Paul: “Niet mee eens. Het is een cliché, maar tijden veranderen. De kunst is om als docent en opleiding mee te gaan zonder jezelf te verloochenen. De bureaucratie slaat echter wel door.”
Nol: “Waar: het was beter, omdat de klassen kleiner waren waardoor er meer tijd was voor de studenten.”
WELKE STUDENT VAN ‘VROEGER’ HERINNEREN JULLIE JE NOG?
Ineke: “Moeilijk om één student eruit te halen. Ik heb veel topsportstudenten begeleid en studenten die door omstandigheden met hun studie in problemen waren gekomen. Met hen had ik intensief contact om tot een aangepast studieprogramma te komen en als zij dan hun studie met succes hadden afgerond, gaf mij dat veel voldoening.”
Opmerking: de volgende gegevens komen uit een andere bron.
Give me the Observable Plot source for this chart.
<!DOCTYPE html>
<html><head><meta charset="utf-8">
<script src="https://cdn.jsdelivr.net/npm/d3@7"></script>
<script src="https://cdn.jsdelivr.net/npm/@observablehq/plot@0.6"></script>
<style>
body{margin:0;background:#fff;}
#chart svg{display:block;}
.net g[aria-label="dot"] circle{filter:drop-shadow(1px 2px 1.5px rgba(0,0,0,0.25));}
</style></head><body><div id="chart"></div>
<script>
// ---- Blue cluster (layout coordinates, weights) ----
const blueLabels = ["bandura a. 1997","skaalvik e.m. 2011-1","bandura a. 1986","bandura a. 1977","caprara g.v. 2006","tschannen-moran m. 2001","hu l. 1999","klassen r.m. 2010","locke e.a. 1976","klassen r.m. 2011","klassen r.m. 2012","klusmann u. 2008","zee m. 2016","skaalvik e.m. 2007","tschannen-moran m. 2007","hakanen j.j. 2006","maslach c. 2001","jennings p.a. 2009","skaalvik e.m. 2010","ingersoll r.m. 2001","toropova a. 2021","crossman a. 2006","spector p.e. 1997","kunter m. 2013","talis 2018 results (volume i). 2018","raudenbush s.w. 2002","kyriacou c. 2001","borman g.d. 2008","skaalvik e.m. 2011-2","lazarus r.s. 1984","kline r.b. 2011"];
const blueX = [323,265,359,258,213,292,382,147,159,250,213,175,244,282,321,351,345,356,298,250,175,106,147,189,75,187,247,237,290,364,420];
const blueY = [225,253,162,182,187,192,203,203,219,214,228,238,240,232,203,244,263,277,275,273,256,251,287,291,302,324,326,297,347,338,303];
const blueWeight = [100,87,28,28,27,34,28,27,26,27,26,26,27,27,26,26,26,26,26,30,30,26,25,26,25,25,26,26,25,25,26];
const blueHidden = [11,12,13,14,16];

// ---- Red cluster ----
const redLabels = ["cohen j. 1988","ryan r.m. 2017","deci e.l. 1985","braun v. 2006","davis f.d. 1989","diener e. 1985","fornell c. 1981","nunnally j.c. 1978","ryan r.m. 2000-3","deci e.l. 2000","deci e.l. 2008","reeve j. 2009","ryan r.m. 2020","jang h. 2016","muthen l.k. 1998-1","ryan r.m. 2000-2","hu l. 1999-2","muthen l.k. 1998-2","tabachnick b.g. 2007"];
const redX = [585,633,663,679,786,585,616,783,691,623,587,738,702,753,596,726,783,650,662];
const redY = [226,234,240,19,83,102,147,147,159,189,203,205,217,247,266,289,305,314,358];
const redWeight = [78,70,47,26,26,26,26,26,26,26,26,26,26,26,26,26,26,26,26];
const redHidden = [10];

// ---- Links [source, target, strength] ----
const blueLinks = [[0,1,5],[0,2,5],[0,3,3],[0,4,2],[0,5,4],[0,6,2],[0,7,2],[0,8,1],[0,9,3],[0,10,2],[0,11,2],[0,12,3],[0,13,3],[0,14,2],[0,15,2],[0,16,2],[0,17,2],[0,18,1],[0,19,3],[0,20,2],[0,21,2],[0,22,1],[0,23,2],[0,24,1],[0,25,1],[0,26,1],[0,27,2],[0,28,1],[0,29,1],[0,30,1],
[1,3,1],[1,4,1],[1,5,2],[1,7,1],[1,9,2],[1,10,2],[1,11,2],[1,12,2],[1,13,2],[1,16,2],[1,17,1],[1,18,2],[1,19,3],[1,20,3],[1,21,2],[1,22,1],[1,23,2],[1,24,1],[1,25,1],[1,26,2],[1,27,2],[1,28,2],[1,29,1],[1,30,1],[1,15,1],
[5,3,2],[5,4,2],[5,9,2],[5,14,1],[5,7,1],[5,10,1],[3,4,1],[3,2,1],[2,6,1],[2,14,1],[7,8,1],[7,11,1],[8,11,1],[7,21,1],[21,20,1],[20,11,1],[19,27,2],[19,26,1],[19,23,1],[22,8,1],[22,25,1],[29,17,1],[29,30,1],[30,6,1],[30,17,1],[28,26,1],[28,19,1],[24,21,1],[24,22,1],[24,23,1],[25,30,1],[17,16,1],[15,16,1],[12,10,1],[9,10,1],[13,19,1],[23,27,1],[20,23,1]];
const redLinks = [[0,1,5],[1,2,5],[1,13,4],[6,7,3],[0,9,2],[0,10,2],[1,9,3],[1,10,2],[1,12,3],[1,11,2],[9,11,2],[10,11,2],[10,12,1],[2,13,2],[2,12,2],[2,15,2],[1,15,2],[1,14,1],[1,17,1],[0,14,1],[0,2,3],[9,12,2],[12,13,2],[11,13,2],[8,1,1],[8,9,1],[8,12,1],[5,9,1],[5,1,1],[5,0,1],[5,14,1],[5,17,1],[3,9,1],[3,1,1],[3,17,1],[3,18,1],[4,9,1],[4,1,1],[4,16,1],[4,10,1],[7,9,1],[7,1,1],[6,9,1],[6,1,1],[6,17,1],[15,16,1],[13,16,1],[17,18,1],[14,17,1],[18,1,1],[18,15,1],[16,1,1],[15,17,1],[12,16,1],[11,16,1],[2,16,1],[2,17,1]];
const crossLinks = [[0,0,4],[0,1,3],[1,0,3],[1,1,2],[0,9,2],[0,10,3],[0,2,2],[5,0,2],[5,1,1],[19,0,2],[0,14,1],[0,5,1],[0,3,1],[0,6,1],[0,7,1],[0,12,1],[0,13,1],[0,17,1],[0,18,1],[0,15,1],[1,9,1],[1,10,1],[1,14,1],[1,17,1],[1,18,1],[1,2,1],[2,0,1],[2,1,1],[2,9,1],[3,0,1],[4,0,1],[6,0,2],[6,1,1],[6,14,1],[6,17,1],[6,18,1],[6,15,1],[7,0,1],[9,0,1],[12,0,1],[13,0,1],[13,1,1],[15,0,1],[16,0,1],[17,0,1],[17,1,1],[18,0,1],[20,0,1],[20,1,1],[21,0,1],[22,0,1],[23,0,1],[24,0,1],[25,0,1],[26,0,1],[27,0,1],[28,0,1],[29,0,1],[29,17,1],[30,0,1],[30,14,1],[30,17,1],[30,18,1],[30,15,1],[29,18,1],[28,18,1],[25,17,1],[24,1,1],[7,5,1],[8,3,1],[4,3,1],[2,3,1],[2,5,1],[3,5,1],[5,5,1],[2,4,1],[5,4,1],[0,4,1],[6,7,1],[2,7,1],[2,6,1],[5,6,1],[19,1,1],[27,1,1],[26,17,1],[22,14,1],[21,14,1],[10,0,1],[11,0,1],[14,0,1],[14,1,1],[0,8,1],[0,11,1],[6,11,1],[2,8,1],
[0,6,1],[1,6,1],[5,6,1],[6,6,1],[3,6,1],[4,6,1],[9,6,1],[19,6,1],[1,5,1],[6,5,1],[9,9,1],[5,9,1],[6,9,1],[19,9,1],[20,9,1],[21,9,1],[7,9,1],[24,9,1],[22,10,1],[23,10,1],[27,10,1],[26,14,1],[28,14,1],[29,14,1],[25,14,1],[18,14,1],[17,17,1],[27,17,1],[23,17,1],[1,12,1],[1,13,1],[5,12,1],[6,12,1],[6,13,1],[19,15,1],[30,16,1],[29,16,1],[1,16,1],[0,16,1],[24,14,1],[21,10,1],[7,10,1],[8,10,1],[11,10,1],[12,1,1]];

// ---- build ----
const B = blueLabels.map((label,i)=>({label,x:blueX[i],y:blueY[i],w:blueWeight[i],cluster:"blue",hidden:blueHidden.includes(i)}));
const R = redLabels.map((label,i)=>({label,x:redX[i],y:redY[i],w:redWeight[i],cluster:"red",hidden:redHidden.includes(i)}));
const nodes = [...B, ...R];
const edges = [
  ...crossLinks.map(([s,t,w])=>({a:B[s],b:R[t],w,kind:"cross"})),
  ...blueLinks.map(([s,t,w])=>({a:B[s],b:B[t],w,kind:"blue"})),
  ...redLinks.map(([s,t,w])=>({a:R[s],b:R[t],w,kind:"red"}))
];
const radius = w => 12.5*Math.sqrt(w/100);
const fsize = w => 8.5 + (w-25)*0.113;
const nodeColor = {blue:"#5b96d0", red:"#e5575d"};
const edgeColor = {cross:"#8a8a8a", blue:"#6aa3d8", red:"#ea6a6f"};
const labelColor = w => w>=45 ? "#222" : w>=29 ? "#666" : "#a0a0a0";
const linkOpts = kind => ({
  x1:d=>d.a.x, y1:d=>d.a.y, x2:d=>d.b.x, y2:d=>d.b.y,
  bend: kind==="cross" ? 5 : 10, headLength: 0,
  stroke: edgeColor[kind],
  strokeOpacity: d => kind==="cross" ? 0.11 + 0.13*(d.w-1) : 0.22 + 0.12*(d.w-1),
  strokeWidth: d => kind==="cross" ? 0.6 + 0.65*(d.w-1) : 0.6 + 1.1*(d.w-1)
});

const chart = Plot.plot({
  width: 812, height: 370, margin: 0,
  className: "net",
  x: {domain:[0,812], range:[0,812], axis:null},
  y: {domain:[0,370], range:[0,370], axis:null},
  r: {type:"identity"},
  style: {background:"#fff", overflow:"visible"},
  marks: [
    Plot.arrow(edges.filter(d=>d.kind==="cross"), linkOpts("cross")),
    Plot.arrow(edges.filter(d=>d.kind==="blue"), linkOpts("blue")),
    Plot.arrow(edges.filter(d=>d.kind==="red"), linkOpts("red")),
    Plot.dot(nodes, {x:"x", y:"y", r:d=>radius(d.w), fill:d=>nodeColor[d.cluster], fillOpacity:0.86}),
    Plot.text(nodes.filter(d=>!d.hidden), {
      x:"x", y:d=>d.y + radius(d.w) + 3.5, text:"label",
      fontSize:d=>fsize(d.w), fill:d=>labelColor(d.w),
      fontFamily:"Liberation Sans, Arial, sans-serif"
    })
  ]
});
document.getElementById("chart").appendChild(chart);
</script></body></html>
Paul: “Ik herinner mij zo ontzettend veel studenten die allemaal de moeite waard zijn om genoemd te worden. Via CIOS in Frankrijk heb ik na hun afstuderen, contact gehouden met Wendy, Vivian, Bob en Jan. Anne en Bart waren er in de beginjaren ook nog bij betrokken. Johannes, Tommy en Kevin, via het judo, Brett, Tim, Marit en Maarten via het opzetten van de vakvereniging bewegingsagogie. Maar ik doe die ruim 1023 anderen enorm te kort door ze niet te noemen. Sorry, Daniel, Malou, Eric, Manon, Bas, et cetera! Als a-typische CIOS-studenten, noem ik toch nog expliciet Jan van de Broek en Bart Bosman. Jan van de Broek vanwege zijn consequent felgekleurde en fraai vormgegeven schoenen en (meestal) prettig gestoord gedrag. Hij kon fantastisch met de doelgroep werken en was een entertainer. Bart Bosman die tijdens zijn laatste twee jaren als student bewegingsagogie bijna ieder weekend als vrachtwagenchauffeur naar Italië op en neer reed om er vervolgens maandag op tijd en zeer aanwezig, weer te zijn. Een bikkel!”
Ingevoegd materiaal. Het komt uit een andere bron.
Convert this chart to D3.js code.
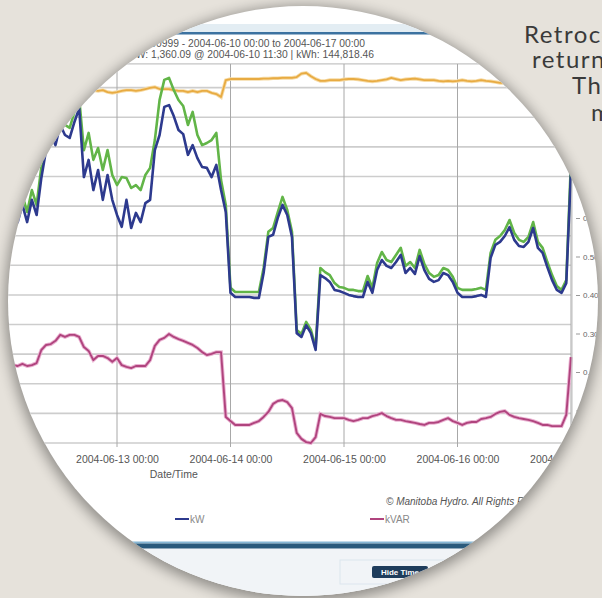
<!DOCTYPE html>
<html><head><meta charset="utf-8">
<script src="https://cdn.jsdelivr.net/npm/d3@7"></script>
<style>html,body{margin:0;padding:0;background:#e6e2db;overflow:hidden}</style>
</head><body>
<svg id="c" width="602" height="598"></svg>
<script>
// ---- data (hourly samples starting 2004-06-12 00:00) ----
const startTime = "2004-06-12 00:00";
const kW = [770,787,760,746,804,746,821,770,895,989,
1040,1006,1074,1040,1030,1084,1131,898,956,854,
922,821,905,821,770,730,821,726,777,746,
810,821,989,1040,1135,1141,1104,1057,1043,973,
1006,962,932,929,898,939,854,780,507,493,
493,493,493,490,490,574,696,703,760,804,
770,696,371,358,398,371,314,567,557,544,
517,513,507,500,496,493,493,544,507,584,
618,598,591,611,635,574,591,571,631,584,
554,544,550,574,567,544,507,493,493,493,
496,500,493,625,669,679,699,729,686,665,
662,679,726,659,642,594,550,517,507,540,
922];
const kVA = [804,821,794,780,837,780,854,804,932,1023,
1074,1040,1108,1074,1064,1118,1165,989,1047,956,
996,922,989,905,871,898,895,861,871,854,
905,929,1023,1158,1226,1233,1192,1158,1138,1074,
1118,1040,1006,1013,1023,1047,888,804,524,510,
510,510,510,510,510,591,713,726,780,831,
787,713,382,368,409,382,324,591,577,567,
540,527,524,517,517,513,513,564,524,608,
645,618,611,635,659,598,611,591,652,604,
574,561,567,591,584,561,524,517,517,517,
520,524,517,642,686,699,719,753,709,686,
679,696,746,679,659,611,567,530,517,550,
956];
const kVAR = [274,267,263,260,267,260,263,270,314,331,
334,345,365,358,365,365,358,324,311,280,
294,294,287,274,287,263,257,253,260,260,
260,280,328,348,355,368,358,351,345,338,
331,321,307,297,301,307,307,88,74,61,
61,61,61,68,74,88,105,132,142,145,
138,118,34,14,3,0,20,98,91,88,
84,84,84,78,74,78,84,84,91,95,
101,91,84,78,78,74,71,68,64,61,
68,68,71,78,84,74,68,61,68,71,
71,81,84,88,98,105,108,95,88,84,
81,78,74,68,61,61,57,57,57,95,
290];
const PF = [0.930,0.927,0.932,0.930,0.925,0.930,0.935,0.932,0.930,0.927,
0.930,0.932,0.935,0.932,0.930,0.927,0.930,0.932,0.930,0.932,
0.930,0.932,0.927,0.925,0.927,0.930,0.932,0.932,0.930,0.932,
0.935,0.938,0.940,0.935,0.935,0.935,0.932,0.930,0.930,0.927,
0.930,0.927,0.930,0.930,0.925,0.922,0.914,0.958,0.961,0.961,
0.961,0.961,0.961,0.961,0.961,0.962,0.962,0.963,0.963,0.964,
0.964,0.964,0.966,0.975,0.977,0.968,0.961,0.956,0.956,0.958,
0.958,0.958,0.960,0.961,0.961,0.960,0.958,0.956,0.955,0.956,
0.958,0.960,0.964,0.961,0.958,0.960,0.961,0.962,0.960,0.958,
0.958,0.958,0.956,0.955,0.956,0.955,0.956,0.958,0.956,0.955,
0.956,0.958,0.956,0.955,0.953,0.951,0.951,0.953,0.951,0.953,
0.955,0.953,0.951,0.953,0.955,0.953,0.951,0.953,0.955,0.953,
0.951];
const xDomain = ["2004-06-10 00:00","2004-06-17 00:00"];
const xTickLabels = ["2004-06-11 00:00","2004-06-12 00:00","2004-06-13 00:00","2004-06-14 00:00","2004-06-15 00:00","2004-06-16 00:00","2004-06-17 00:00"];
const kwTicks = [0,100,200,300,400,500,600,700,800,900,1000,1100,1200];
const pfTicks = [0.1,0.2,0.3,0.4,0.5,0.6];
const legendLabels = ["kVA","kW","kVAR","PF"];
const titleLines = ["Meter 6200999 - 2004-06-10 00:00 to 2004-06-17 00:00","Peak kW: 1,360.09 @ 2004-06-10 11:30  |  kWh: 144,818.46"];
const axisTitle = "Date/Time";
const copyright = "\u00A9 Manitoba Hydro. All Rights Reserved.";
const buttonLabel = "Hide Time";
const sideText = ["Retrocommissioning","returned","The","more"];

// ---- drawing ----
const svg = d3.select("#c");
const parse = d3.timeParse("%Y-%m-%d %H:%M");
const t0 = parse(startTime);
const times = kW.map((_, i) => d3.timeHour.offset(t0, i));
const colors = {kVA:"#62b548", kW:"#2d3a8e", kVAR:"#b0447e", PF:"#e8ab42"};

const defs = svg.append("defs");
defs.append("clipPath").attr("id","lens").append("circle").attr("cx",303).attr("cy",301).attr("r",295);
const f = defs.append("filter").attr("id","sh").attr("x","-20%").attr("y","-20%").attr("width","140%").attr("height","140%");
f.append("feGaussianBlur").attr("stdDeviation",7);

// side text (behind lens)
const sidePos = [[524,43],[532,68],[572,94],[591,121]];
svg.append("g").selectAll("text").data(sideText).join("text")
  .attr("x",(d,i)=>sidePos[i][0]).attr("y",(d,i)=>sidePos[i][1])
  .attr("font-family","Lato, 'Open Sans', sans-serif").attr("font-size",24)
  .attr("letter-spacing",1.5).attr("fill","#3a3a3a").text(d=>d);

// lens shadow + face
svg.append("circle").attr("cx",303).attr("cy",304).attr("r",298).attr("fill","#000").attr("opacity",0.38).attr("filter","url(#sh)");
svg.append("circle").attr("cx",303).attr("cy",301).attr("r",295).attr("fill","#fff");

const g = svg.append("g").attr("clip-path","url(#lens)");
const font = "'Liberation Sans', Arial, sans-serif";

// header
g.append("rect").attr("x",0).attr("y",24).attr("width",602).attr("height",8).attr("fill","#e3edf3");
g.append("rect").attr("x",0).attr("y",32).attr("width",602).attr("height",2.5).attr("fill","#3c72a0");

// scales
const x = d3.scaleTime().domain(xDomain.map(parse)).range([-223.5, 571]);
const y = d3.scaleLinear().domain([0,1280]).range([443, 443-1280*0.29615]);
const y2 = d3.scaleLinear().domain([0,1]).range([449, 64]);
const [xl, xr] = x.range();

// title
g.append("g").selectAll("text").data(titleLines).join("text")
  .attr("x",(d,i)=> i===0 ? 365 : 374).attr("y",(d,i)=>47+i*10.5)
  .attr("text-anchor","end").attr("font-family",font).attr("font-size",10.3)
  .attr("fill","#555").text(d=>d);

// horizontal gridlines
g.append("g").selectAll("line").data(kwTicks).join("line")
  .attr("x1",xl).attr("x2",xr).attr("y1",d=>y(d)).attr("y2",d=>y(d))
  .attr("stroke","#cdcdcd").attr("stroke-width",1.6);
// plot top border
g.append("line").attr("x1",xl).attr("x2",xr).attr("y1",y.range()[1]).attr("y2",y.range()[1]).attr("stroke","#c4c4c4").attr("stroke-width",1.2);
// vertical gridlines
g.append("g").selectAll("line").data(xTickLabels.map(parse)).join("line")
  .attr("x1",d=>x(d)).attr("x2",d=>x(d)).attr("y1",y.range()[1]).attr("y2",447)
  .attr("stroke","#a8a8a8").attr("stroke-width",1);

// series
const line = (arr, sc) => d3.line().x((d,i)=>x(times[i])).y(d=>sc(d))(arr);
g.append("path").attr("d",line(PF,y2)).attr("fill","none").attr("stroke","#f6dba6").attr("stroke-width",3.6);
g.append("path").attr("d",line(PF,y2)).attr("fill","none").attr("stroke",colors.PF).attr("stroke-width",1.8).attr("stroke-linejoin","round");
g.append("path").attr("d",line(kVA,y)).attr("fill","none").attr("stroke",colors.kVA).attr("stroke-width",2.6).attr("stroke-linejoin","round");
g.append("path").attr("d",line(kW,y)).attr("fill","none").attr("stroke",colors.kW).attr("stroke-width",2.6).attr("stroke-linejoin","round");
g.append("path").attr("d",line(kVAR,y)).attr("fill","none").attr("stroke","#eab3d2").attr("stroke-width",3.8);
g.append("path").attr("d",line(kVAR,y)).attr("fill","none").attr("stroke",colors.kVAR).attr("stroke-width",1.9).attr("stroke-linejoin","round");

// right border
g.append("line").attr("x1",xr+1).attr("x2",xr+1).attr("y1",y.range()[1]).attr("y2",443).attr("stroke","#bdbdbd");

// x axis
const xa = g.append("g").attr("transform","translate(0,443)")
  .call(d3.axisBottom(x).tickValues(xTickLabels.map(parse)).tickFormat(d3.timeFormat("%Y-%m-%d %H:%M")).tickSize(0).tickPadding(13));
xa.select(".domain").remove();
xa.selectAll("text").attr("font-family",font).attr("font-size",10.5).attr("fill","#555");

// right pf axis
const ya = g.append("g").attr("transform",`translate(${xr+5},0)`)
  .call(d3.axisRight(y2).tickValues(pfTicks).tickFormat(d3.format(".2f")).tickSize(4).tickPadding(3));
ya.select(".domain").remove();
ya.selectAll("line").attr("stroke","#999");
ya.selectAll("text").attr("font-family",font).attr("font-size",8).attr("fill","#666");

// axis title
g.append("text").attr("x",(xl+xr)/2).attr("y",478).attr("text-anchor","middle")
  .attr("font-family",font).attr("font-size",10.5).attr("fill","#555").text(axisTitle);
// copyright
g.append("text").attr("x",386).attr("y",505).attr("font-family",font).attr("font-style","italic")
  .attr("font-size",10).attr("fill","#555").text(copyright);

// legend
const lg = g.append("g").selectAll("g").data(legendLabels).join("g")
  .attr("transform",(d,i)=>`translate(${175+(i-1)*195},519)`);
lg.append("line").attr("x1",0).attr("x2",14).attr("stroke",d=>colors[d]).attr("stroke-width",2.2);
lg.append("text").attr("x",15).attr("y",3.5).attr("font-family",font).attr("font-size",10).attr("fill","#888").text(d=>d);

// footer bar
g.append("rect").attr("x",0).attr("y",548.5).attr("width",602).attr("height",60).attr("fill","#f1f4f7");
g.append("rect").attr("x",0).attr("y",541.5).attr("width",602).attr("height",2).attr("fill","#86b6d4");
g.append("rect").attr("x",0).attr("y",543.5).attr("width",602).attr("height",5).attr("fill","#2a5a7c");
g.append("rect").attr("x",340).attr("y",560).attr("width",130).attr("height",24).attr("fill","none").attr("stroke","#dce5ee");
g.append("rect").attr("x",372).attr("y",566).attr("width",56).attr("height",12).attr("rx",2).attr("fill","#1f3d5c");
g.append("text").attr("x",400).attr("y",575).attr("text-anchor","middle").attr("font-family",font)
  .attr("font-size",8).attr("font-weight","bold").attr("fill","#fff").text(buttonLabel);
</script>
</body></html>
Nol: “Meerderen natuurlijk zoals Lotty Nijhuis, een huidige docent op het CIOS. Barbara, Rozemarie, Gaby, Judith.”
WELKE ANEKDOTE BLIJFT JULLIE ALTIJD NOG BIJ?
Ineke: “Tijdens het schoolzwemmen op Valkenhuizen mochten de kinderen in principe niet zwemmen met een zwembrilletje. Op een bepaald moment kreeg ik een briefje van een moeder dat haar zoontje zijn brilletje op moest houden, omdat ‘hij niet tegen het bleekwater kon’. De wijze waarop dit geschreven werd, is me altijd bijgebleven.”
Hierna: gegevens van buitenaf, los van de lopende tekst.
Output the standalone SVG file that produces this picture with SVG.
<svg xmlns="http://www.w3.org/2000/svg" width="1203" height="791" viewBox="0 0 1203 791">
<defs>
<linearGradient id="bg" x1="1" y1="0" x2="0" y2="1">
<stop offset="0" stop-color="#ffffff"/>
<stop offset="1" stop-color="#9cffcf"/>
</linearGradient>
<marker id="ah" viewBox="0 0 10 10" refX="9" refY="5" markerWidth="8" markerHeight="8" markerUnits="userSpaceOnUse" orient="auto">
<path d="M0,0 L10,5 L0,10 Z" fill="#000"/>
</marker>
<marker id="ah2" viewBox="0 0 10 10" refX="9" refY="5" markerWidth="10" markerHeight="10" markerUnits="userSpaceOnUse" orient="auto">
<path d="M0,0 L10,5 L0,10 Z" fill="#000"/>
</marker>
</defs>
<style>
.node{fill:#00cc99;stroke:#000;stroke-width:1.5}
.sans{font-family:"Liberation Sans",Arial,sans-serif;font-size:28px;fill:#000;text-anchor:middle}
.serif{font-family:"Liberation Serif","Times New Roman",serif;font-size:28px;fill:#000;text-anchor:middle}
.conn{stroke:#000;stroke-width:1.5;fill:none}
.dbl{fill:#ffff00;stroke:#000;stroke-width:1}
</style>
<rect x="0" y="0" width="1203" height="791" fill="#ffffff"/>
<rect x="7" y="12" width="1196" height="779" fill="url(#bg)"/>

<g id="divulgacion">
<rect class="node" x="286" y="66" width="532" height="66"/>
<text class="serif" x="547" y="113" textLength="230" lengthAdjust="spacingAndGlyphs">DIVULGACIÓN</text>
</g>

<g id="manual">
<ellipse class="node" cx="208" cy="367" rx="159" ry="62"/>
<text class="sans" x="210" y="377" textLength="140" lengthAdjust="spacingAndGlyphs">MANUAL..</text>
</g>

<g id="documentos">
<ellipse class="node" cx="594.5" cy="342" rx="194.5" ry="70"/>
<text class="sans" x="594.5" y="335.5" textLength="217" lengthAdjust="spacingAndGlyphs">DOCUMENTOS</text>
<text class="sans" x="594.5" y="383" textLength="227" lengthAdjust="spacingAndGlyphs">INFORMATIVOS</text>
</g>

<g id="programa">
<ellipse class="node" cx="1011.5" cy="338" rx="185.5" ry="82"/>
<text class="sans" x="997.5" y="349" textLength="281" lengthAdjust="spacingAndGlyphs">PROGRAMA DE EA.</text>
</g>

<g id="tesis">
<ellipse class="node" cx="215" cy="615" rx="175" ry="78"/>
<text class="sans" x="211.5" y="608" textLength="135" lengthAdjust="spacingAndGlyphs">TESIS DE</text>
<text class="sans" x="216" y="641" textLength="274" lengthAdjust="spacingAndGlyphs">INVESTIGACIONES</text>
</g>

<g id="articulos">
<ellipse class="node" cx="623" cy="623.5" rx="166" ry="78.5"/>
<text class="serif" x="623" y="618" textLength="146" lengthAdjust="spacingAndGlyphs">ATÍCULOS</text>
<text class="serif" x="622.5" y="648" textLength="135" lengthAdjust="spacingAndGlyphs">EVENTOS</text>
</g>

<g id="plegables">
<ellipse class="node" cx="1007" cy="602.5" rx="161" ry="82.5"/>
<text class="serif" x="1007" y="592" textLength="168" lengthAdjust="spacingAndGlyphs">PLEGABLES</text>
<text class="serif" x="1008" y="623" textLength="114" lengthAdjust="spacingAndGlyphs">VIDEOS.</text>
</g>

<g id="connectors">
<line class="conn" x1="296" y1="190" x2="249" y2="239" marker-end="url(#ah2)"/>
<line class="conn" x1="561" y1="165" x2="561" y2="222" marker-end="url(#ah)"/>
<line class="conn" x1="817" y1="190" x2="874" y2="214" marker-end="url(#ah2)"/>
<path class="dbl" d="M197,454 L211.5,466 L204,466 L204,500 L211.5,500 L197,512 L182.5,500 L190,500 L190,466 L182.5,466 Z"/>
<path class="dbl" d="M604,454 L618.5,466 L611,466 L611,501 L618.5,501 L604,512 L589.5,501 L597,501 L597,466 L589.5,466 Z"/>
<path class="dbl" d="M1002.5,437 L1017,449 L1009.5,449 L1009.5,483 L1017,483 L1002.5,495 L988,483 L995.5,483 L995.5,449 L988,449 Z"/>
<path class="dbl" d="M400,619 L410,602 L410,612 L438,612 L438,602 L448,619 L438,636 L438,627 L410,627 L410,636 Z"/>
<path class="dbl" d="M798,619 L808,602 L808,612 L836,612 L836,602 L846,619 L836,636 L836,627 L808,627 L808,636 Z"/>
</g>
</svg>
Paul: “Een saunabezoek met Gerrit Willems en Léon Ebbers. Zij (echte vrienden) lieten mij alleen met een man die dacht dat ik wel een joint bij me had. Hij wilde er ook wel eentje. Die kerel was stoned en dacht dat ik met mijn lange haren een ‘gelijkgezinde’ was. Ik heb hem overigens netjes geantwoord en kon op tijd ontsnappen. Zonder de hulp van die dierbare collega’s.”
Nol: “Wij wonnen bij de Inter-CIOS-sportdagen altijd de honkbalwedstrijden.”
WAT WENSEN JULLIE HET JARIGE CIOS
TOE VOOR DE TOEKOMST?
Ineke: “De hartelijk felicitaties met deze 60 jaar, nog heel veel gouden jaren.
Ik wens dat het CIOS een opleiding blijft waar studenten graag naar toe willen, met veel topdocenten en een warme betrokkenheid naar elkaar.”
Paul: “Een tijd zoals ik die heb ervaren. Uitdagende studenten, ruimte voor de ‘menselijke maat’, collega’s die er zijn voor studenten en elkaar. Humor die er naast al het andere moet zijn op de werkvloer.”
Nol: “Op naar de honderd, enthousiast en sportief!”.